If you do not know the usual price, you have to negotiate beforehand. For long distances on poor roads, the price will be quite high (Bali is not a comparison). You are quite likely to have to help the driver to push the motorcycle.
Anyone travelling with a suitcase on wheels or more across the country, has no alternative than to rent a car. Car rental is extremely expensive due to road conditions, and because there are only a few suppliers. Depending on the specific road conditions half up to one million rupees a day with driver and gasoline is reasonable.
You can rent a motorcycle everywhere. If you rent one from your hotel, the owner of the motorcycle gets only about 2/3 of the rent.
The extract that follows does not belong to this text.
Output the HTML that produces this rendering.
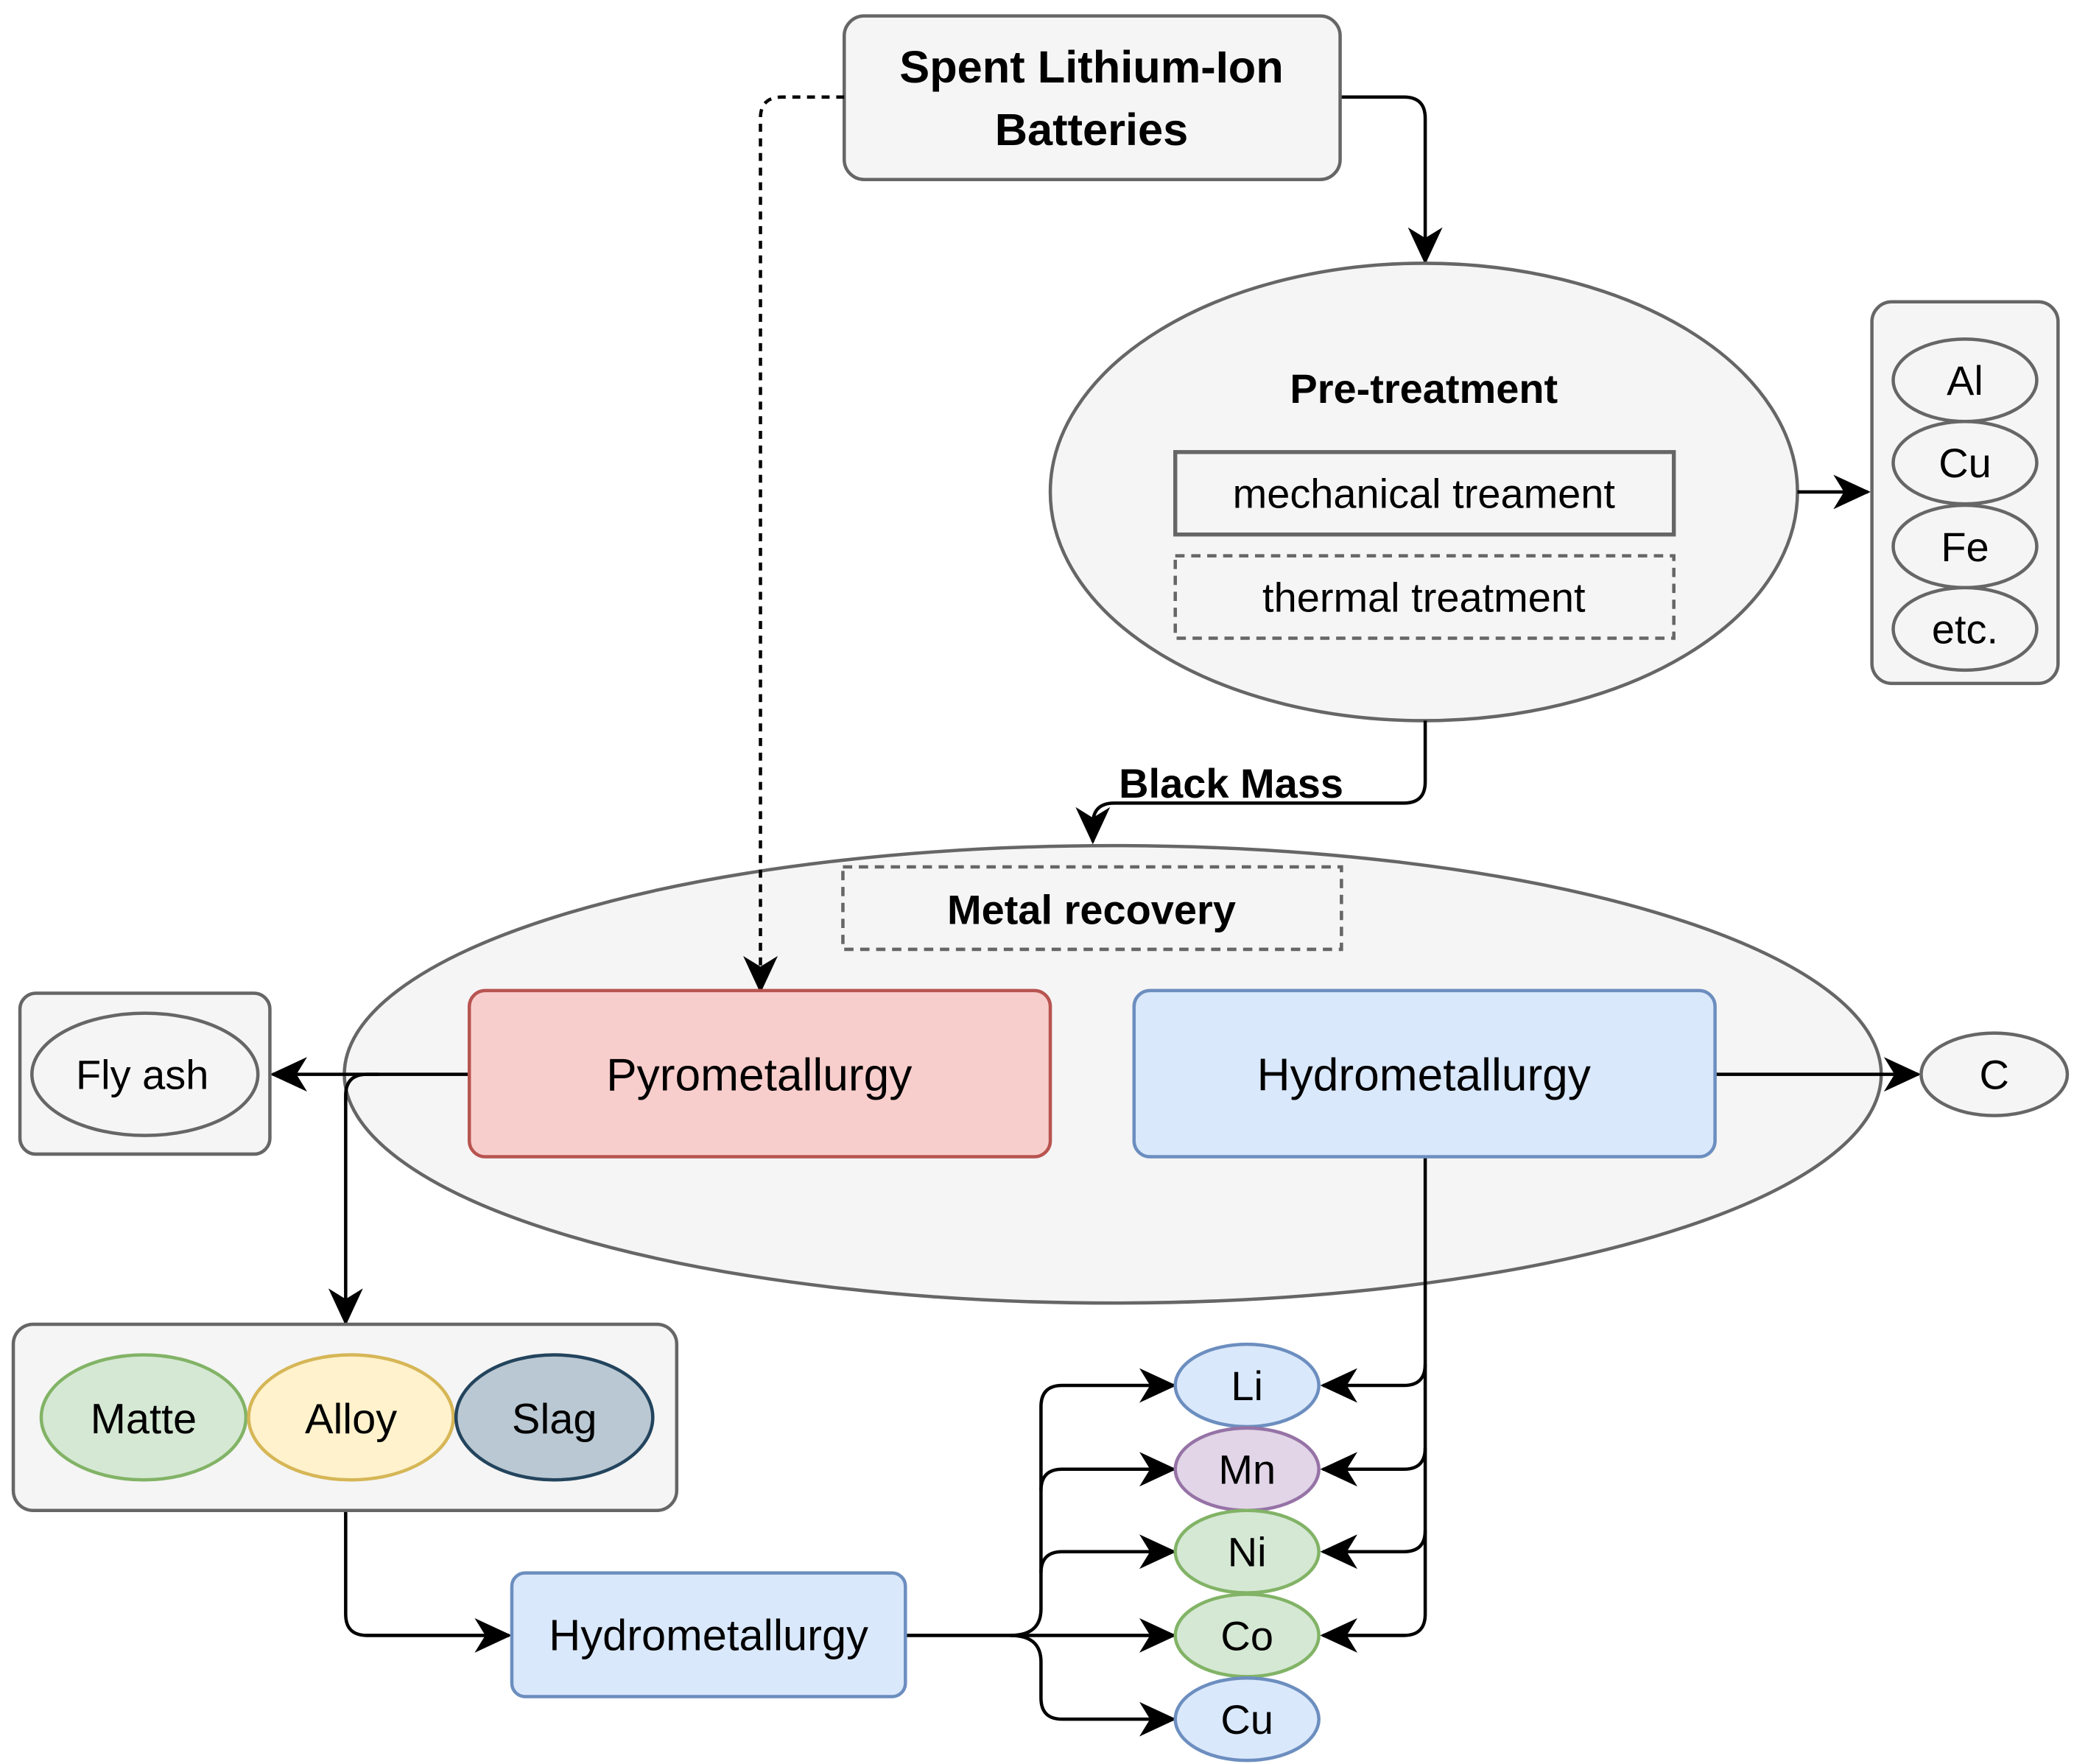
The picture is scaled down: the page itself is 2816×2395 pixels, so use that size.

To hire a private motorcycle requires some knowledge of language on both sides. The price for a private motorcycle is mainly influenced by the impression which the owner has of you. After all, it's his bike that you might break. Expect about 3 times the price of Bali.
A fully automatic motorcycle, as it is often offered in Bali, is not suitable for Sumba. Motorcycles with surfboard racks do not exist. You must be aware that you must often drive up steep gravel roads, through rivers and rough terrain. Honda Revo is the common motorcycle in Sumba.
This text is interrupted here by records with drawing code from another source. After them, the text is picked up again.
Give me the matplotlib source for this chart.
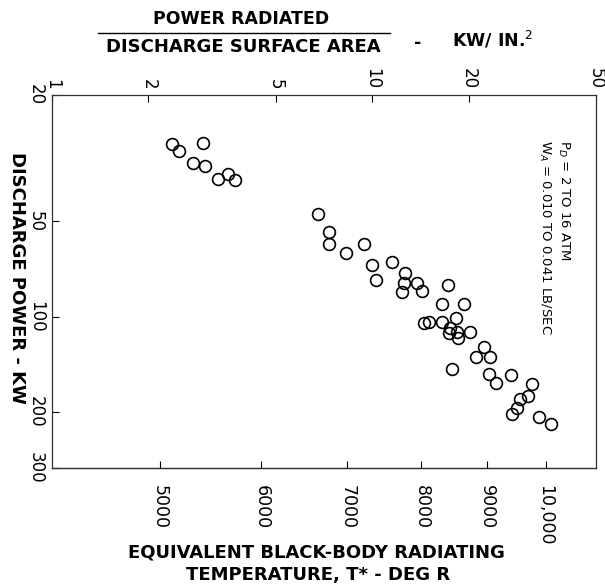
import numpy as np
import matplotlib.pyplot as plt
from matplotlib.lines import Line2D
from matplotlib.ticker import NullLocator

# radiated power per unit discharge surface area, kW/in^2
flux = [2.37, 2.49, 2.96, 2.76, 3.01, 3.30, 3.55, 3.73,
        6.78, 7.34, 7.34, 8.29, 9.44, 10.0, 11.55, 10.29, 12.68, 12.59, 12.41,
        13.82, 14.33, 17.28, 16.55, 19.39, 14.54, 15.07, 16.55, 18.30, 17.53,
        17.40, 18.43, 18.57, 20.25, 22.39, 21.13, 23.37, 17.78, 23.21, 24.41,
        27.18, 31.62, 30.73, 29.00, 28.39, 27.38, 33.24, 36.25]
# discharge power, kW
power = [28.5, 30.0, 28.3, 32.8, 33.5, 36.8, 35.5, 37.1,
         47.4, 54.1, 59.0, 63.0, 59.0, 68.7, 67.2, 76.6, 72.8, 78.3, 83.6,
         78.3, 82.9, 79.4, 91.2, 91.2, 104.7, 103.9, 103.9, 100.9, 108.5,
         112.5, 111.7, 116.7, 111.7, 124.6, 133.9, 133.9, 146.2, 151.6, 161.8,
         152.7, 163.0, 177.8, 181.6, 194.0, 202.6, 207.0, 217.9]

flux_ticks = [1, 2, 5, 10, 20, 50]
power_ticks = [20, 50, 100, 200, 300]
temp_ticks = [5000, 6000, 7000, 8000, 9000, 10000]
temp_labels = ['5000', '6000', '7000', '8000', '9000', '10,000']

# Stefan-Boltzmann constant in kW / (in^2 R^4)
SIGMA = 3.48e-15


def flux_to_temp(q):
    return (np.asarray(q, dtype=float) / SIGMA) ** 0.25


def temp_to_flux(t):
    return SIGMA * np.asarray(t, dtype=float) ** 4


fig = plt.figure(figsize=(6.05, 5.87), dpi=100)
ax = fig.add_axes([52 / 605, 1 - 468 / 587, 544 / 605, 373 / 587])

ax.plot(flux, power, 'o', mfc='none', mec='black', ms=8.5, mew=1.2)

ax.set_xscale('log')
ax.set_yscale('log')
ax.set_xlim(1, 50)
ax.set_ylim(300, 20)

for s in ax.spines.values():
    s.set_linewidth(0.9)
    s.set_color('#333333')

ax.xaxis.tick_top()
ax.set_xticks(flux_ticks, [str(t) for t in flux_ticks])
ax.set_yticks(power_ticks, [str(t) for t in power_ticks])
ax.xaxis.set_minor_locator(NullLocator())
ax.yaxis.set_minor_locator(NullLocator())
ax.tick_params(direction='in', length=5, width=0.8, labelsize=12)
ax.tick_params(axis='x', labelrotation=-90, pad=4)
ax.tick_params(axis='y', labelrotation=-90, pad=5)
for lab in ax.get_yticklabels():
    lab.set_va('center')

# temperature scale along the bottom
sec = ax.secondary_xaxis('bottom', functions=(flux_to_temp, temp_to_flux))
sec.set_xticks(temp_ticks, temp_labels)
sec.xaxis.set_minor_locator(NullLocator())
sec.tick_params(direction='in', length=5, width=0.8, labelsize=12.5,
                labelrotation=-90, pad=12)
sec.spines['bottom'].set_linewidth(0.9)
sec.spines['bottom'].set_color('#333333')

fig.text(0.028, 1 - 278 / 587, 'DISCHARGE POWER - KW', rotation=-90,
         ha='center', va='center', fontsize=13, fontweight='bold')

fig.text(316 / 605, 1 - 553 / 587, 'EQUIVALENT BLACK-BODY RADIATING',
         ha='center', va='center', fontsize=13, fontweight='bold')
fig.text(318 / 605, 1 - 575 / 587, 'TEMPERATURE, T* - DEG R', ha='center',
         va='center', fontsize=13, fontweight='bold')

# fraction heading for the top scale
fig.text(241 / 605, 1 - 19 / 587, 'POWER RADIATED', ha='center', va='center',
         fontsize=12.5, fontweight='bold')
fig.add_artist(Line2D([98 / 605, 390 / 605], [1 - 33 / 587] * 2,
                      transform=fig.transFigure, color='black', lw=1.0))
fig.text(243 / 605, 1 - 47 / 587, 'DISCHARGE SURFACE AREA', ha='center',
         va='center', fontsize=13, fontweight='bold')
fig.text(418 / 605, 1 - 43 / 587, '-', ha='center', va='center',
         fontsize=12.5, fontweight='bold')
fig.text(452 / 605, 1 - 40 / 587, r'KW/ IN.$^2$', ha='left', va='center',
         fontsize=12.5, fontweight='bold')

ax.text(0.94, 0.88, r'P$_D$ = 2 TO 16 ATM', transform=ax.transAxes,
        rotation=-90, ha='center', va='top', fontsize=9.5)
ax.text(0.905, 0.88, r'W$_A$ = 0.010 TO 0.041 LB/SEC', transform=ax.transAxes,
        rotation=-90, ha='center', va='top', fontsize=9.5)

fig.savefig('out.png', dpi=100)
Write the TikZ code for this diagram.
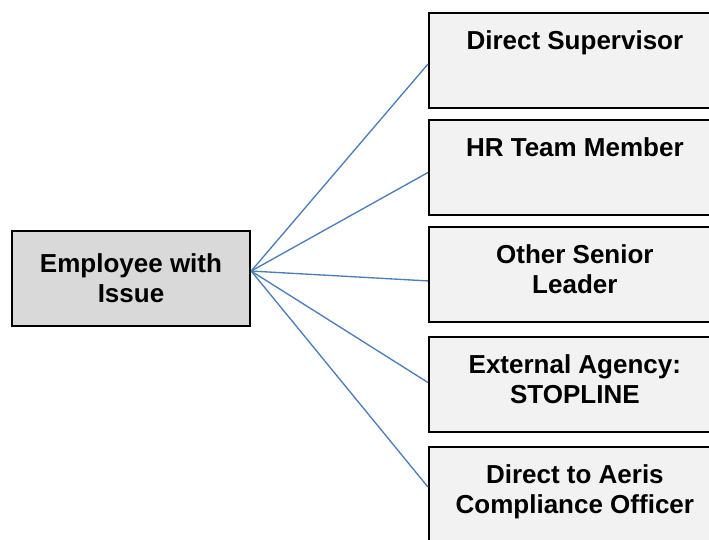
\documentclass[tikz,border=0pt]{standalone}
\usepackage{fontspec}
\setmainfont{Liberation Sans}
\usetikzlibrary{positioning}
\definecolor{linkblue}{HTML}{4A7EBB}
\definecolor{destfill}{HTML}{F2F2F2}
\definecolor{srcfill}{HTML}{D9D9D9}

\begin{document}
\begin{tikzpicture}[
  x=0.75pt, y=-0.75pt,
  font=\bfseries\fontsize{19.5}{23}\selectfont,
  src/.style={draw=black, line width=1.3pt, fill=srcfill, align=center, inner sep=0pt, minimum width=179pt, text height=53.85pt, text depth=17.6pt},
  dest/.style={draw=black, line width=1.3pt, fill=destfill, align=center, inner sep=0pt, minimum width=219pt, text height=27.1pt, text depth=44.4pt},
  dest2/.style={dest, text height=50.1pt, text depth=21.4pt},
  link/.style={draw=linkblue, line width=1pt}
]
\useasboundingbox (0,0) rectangle (709,539);
\node[src] (emp) at (131,278.5) {Employee with\\Issue};
\node[dest, anchor=north west] (sup) at (428,12) {Direct Supervisor};
\node[dest, below=7.45pt of sup] (hr) {HR Team Member};
\node[dest2, below=7.45pt of hr] (senior) {Other Senior\\Leader};
\node[dest2, below=9.7pt of senior] (stopline) {External Agency:\\STOPLINE};
\node[dest2, below=9.7pt of stopline] (officer) {Direct to Aeris\\Compliance Officer};
\coordinate (hub) at ([yshift=5.6pt]emp.east);
\draw[link] (hub) -- ([yshift=-2.6pt]sup.west);
\draw[link] (hub) -- ([yshift=-3.7pt]hr.west);
\draw[link] (hub) -- ([yshift=-4.8pt]senior.west);
\draw[link] (hub) -- ([yshift=1.5pt]stopline.west);
\draw[link] (hub) -- ([yshift=5.6pt]officer.west);
\end{tikzpicture}
\end{document}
Many owners require no deposit - a handshake is all. I consider it is important in the mutual interest, to give the owner, for example an ID card or an ATM card. In addition, you should definitely write down the cell phone number of the owner to give information in case of breakdowns, problems, and to keep up SMS contact during longer trips.
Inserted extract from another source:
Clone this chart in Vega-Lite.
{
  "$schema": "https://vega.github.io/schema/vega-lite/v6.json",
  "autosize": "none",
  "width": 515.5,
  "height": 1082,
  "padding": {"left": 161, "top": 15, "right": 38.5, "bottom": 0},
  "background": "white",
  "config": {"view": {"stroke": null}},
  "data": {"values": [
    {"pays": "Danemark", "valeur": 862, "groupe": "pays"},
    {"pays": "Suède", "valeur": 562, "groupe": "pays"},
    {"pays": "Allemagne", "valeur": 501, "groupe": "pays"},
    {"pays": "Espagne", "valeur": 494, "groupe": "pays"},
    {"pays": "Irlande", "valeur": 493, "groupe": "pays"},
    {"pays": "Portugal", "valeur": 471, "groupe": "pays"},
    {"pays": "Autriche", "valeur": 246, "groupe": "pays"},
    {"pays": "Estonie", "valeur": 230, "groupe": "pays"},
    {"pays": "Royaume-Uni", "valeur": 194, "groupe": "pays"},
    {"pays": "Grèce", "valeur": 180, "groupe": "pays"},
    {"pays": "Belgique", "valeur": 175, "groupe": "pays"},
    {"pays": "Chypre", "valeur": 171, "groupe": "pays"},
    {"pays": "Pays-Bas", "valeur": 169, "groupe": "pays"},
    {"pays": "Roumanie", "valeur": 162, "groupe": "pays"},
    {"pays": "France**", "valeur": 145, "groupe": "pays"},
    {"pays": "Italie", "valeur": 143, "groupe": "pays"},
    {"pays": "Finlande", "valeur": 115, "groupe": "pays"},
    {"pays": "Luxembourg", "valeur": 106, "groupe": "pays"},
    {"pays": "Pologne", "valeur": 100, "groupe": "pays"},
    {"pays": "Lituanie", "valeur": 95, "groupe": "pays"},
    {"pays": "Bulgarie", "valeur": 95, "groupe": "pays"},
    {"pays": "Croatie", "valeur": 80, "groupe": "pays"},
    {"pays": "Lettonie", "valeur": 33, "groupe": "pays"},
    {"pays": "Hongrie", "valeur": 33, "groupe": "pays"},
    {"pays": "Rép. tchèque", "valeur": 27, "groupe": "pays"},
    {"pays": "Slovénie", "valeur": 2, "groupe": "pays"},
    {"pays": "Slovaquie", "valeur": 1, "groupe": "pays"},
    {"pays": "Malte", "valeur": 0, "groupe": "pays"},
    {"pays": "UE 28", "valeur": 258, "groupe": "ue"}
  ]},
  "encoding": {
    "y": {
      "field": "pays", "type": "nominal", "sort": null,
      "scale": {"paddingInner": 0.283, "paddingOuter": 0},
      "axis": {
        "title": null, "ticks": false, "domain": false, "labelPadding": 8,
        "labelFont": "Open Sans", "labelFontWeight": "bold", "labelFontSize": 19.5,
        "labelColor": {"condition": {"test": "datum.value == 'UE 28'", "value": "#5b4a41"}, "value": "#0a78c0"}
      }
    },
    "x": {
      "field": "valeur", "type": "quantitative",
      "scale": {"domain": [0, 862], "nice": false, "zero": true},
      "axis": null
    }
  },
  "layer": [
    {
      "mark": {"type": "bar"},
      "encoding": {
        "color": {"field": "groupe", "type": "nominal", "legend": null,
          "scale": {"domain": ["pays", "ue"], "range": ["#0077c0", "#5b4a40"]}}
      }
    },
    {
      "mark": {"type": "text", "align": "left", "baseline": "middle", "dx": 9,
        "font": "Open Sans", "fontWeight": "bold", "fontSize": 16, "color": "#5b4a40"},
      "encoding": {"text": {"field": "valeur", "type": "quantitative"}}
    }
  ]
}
The facilities of a motorcycle should
- 2 functioning brakes
- Normal standard tyres with tread
- Electric starter
- Well-fitting, lubricated, and smoothly running chain
- License plate, license (Surat Mobil) or proof of purchase
- Proof of paid tax
- Tools, especially for tyre changes (open end wrench 10-17 and 19 ring wrench)
This you should be bring with you for
longer and off road trips:
- Repair kit (usually do not last long, there are no self-adhesive patches in Sumba)
- Spare tubes (front and rear different, universal tubes do not last long)
- Tire pullers and lubricant (or shampoo) for tire changes
- Foot pump, quality bicycle pump or electric pump (if you like to boast)
For Indonesia, you need an international driver's license - but no one knows that in Sumba - all Indonesian children drive motorcycles when their arms and legs are long enough.
At the main road Waingapu, Waikabubak, Waitabula, and Melolo there are now many gas stations and an increasing number of private fuel pumps. Apart from this route you have to rely on gasoline in bottles.By the length of the queues at the pumps you can get an idea about the gasoline supply. It often happens that a tank ship is late and then there are bottlenecks. "Bensin habis" can be read sometime at the gas stations. The only port for tankers is in Waingapu so the gasoline supply is often not backed up in West Sumba.
Sumbanese know that, and are hoarding gasoline. Gasoline is more expensive and rarer to get, the further you are away from a gas station, on Sundays, and when a petrol price increase is pending.
Gasoline in bottles should get poured through a sieve maybe a handkerchief, if it looks dirty. The last drop of gasoline should always remain in the bottle…
If you drive through uninhabited areas in
East Sumba, you must be able to repair tires and chain yourself and carry
sufficient fuel and drinking water.
Except in the cities you hardly get spare parts.
Renting cars without a driver may be possible only at both airports. Since sometimes there are people who lend their cars privately. However, anyone who borrows something like this is bound to paved roads.
Due to many requests from readers I've looked around during my last visits in Sumba whether there are places for riding. Usually people gave a negative reply. Only Philip Renggi, Sony Radjah, and Yuliana Ledatara (cf. below), were interested to this subject.
Nothing is offered in Sumba, you just have to ask. There are no special tours or routes, only small narrow paths from village to village and back again, or along the beaches.
At following places or beaches riding is possible on request: Kambera, Kalala, Melolo, Tarimbang, Katikuwai, Tawui, Wanukaka, Kerewe, Mamboro and around Waikabubak. Just ask locals.
Regular races take place at the Pasola places and at low tide on the beaches such as Melolo, Tawui and Wanukaka. Partly it is training for the Pasola; partly it is a sporting showdown among the village youth.
Due to the fear of the Surra horse epidemic, there are currently few riding offers.
For the people of Sumba trails and paths are connections between their villages, to water holes, the fields and the next road. As mentioned before there are clear ethnic boundaries between settlement areas.
Destinations for trekking are beaches, waterfalls, mountain peaks, and jungle. Therefore it is not easy to find a guide who can really help you. Actually you need several guides: one who translates, one who knows the region as a whole, and one who knows about nature and landscape.
Particularly in densely vegetated areas of the south you are dependent on a guide. Many routes are rarely used; they are often overgrown and therefore difficult to recognize. Paths of people (jalan orang) are difficult to distinguish from livestock paths (jalan hewan). Locals also know about boars, snakes, and crocodiles.
In the arid north it is easier, but many things can simply be overlooked. The traditional village of Prailiang for example, is so embedded in the landscape that you only notice it because of the noise of children.
Trekking in Sumba is possible - but trekking is something locals do not do. A trekking foreigner without a guide is entirely self-responsible. For help in an emergency case you have to take care of yourself.
Trekking tours that I have described in this website are mostly demanding. Only some of these tours I have done myself.